Sunday 18 February 2018

A weekend in Kuwait

I will try to produce a more lengthy photo-blog from my January trip to Kuwait with Sam Viles in due course, but in the meantime here is an article I wrote on the few days for the BirdGuides website: www.birdguides.com/articles/a-weekend-in-kuwait

Grey Hypocolius, Sulaibhikat, 13 January 2018

Sunday 11 February 2018

A quiet weekend

All in all, a fairly low-key weekend. On Friday I joined Peter Alfrey at Beddington for a couple of hours. We enjoyed the (very white) juvenile Glaucous, the regular juvenile Iceland and a chunky first-winter Caspian among the large numbers of gulls using the (for now) still-active landfill site. I also glimpsed a Mediterranean Gull, which I think gripped Pete off a bit as they've gone very scarce here in winter.

Glaucous Gull flies in front of the Beddington 'Death Star' - much more on this obscenity at Pete's blog.

On Sunday I popped over to see the Horned Lark at Staines, but it was favouring the south side of the causeway and, on a bright morning, was therefore into the sun all the time. The drake Greater Scaup was on show at the north-west end of the South Basin. Then, in the afternoon, I headed over to the WWT, which was pretty quiet - a 2cy Yellow-legged Gull was as good as it got.

The only thing I photographed at Staines on Sunday - A380 aircraft always look impressive in the air!

Saturday 10 February 2018

My best ever ringing recovery!

While at Choshi Port, Japan, in late January I happened across a ringed, but somewhat unhealthy looking, adult Vega Gull.

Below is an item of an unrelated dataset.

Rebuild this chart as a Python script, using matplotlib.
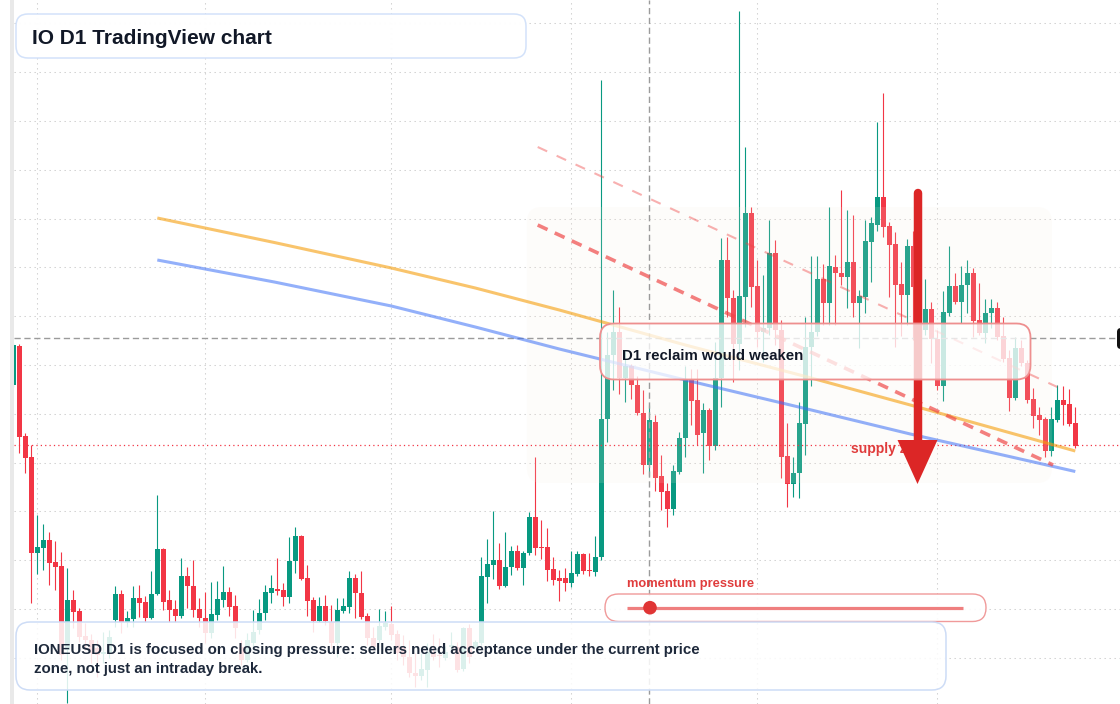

My assumption was that this might have been ringed locally but, when it transpired that it didn't belong to a Japanese scheme, my ears were pricked.

I've just had word back from the Bird Ringing Centre in Moscow that this is a Russian bird. It was ringed in the Chaunskiy district of Chukotka, Russia, on 22 July 2017 and my sighting at Choshi is the first since then. More impressively, Choshi is 4,107 km from where this bird was ringed - quite incredible, and easily my 'furthest' recovery. In London, where we deal mainly in Herring Gull rings, I usually see London-ringed birds, that have just about flown across the breadth of the capital, or, more exotically, birds from Suffolk or Yorkshire. Occasionally there's a more interesting Common, Lesser Black-backed or Great Black-backed from elsewhere in Europe.

To get such a recovery on this Vega perhaps isn't too surprising given where they breed, but I was nevertheless flabbergasted when I opened the email first realised just how far away from Choshi this bird had been ringed!

How far the Vega Gull has travelled - so far that you can see the corners of the earth in this Google Earth screenshot!

Adult Vega Gull 'G4Y' - looking rather worse for wear. Perhaps not much left in the tank for this bird.


Sunday 4 February 2018

Blackwit saves the weekend

It's been a particularly quiet weekend around my local spots, with precious little among the gulls. Aside the usual Bittern and Jack Snipe combination (which are always nice), the highlight of the weekend was a smart Black-tailed Godwit on the wader scrape at WWT London on Sunday afternoon.

Black-tailed Godwit, WWT London, 4 February 2018.

Herring Gull Y:G41 originates from Rufforth Tip, North Yorkshire, where it was ringed on 30 June 2017. Since then it's been seen intermittently along the Thames in west London, popping up again this weekend.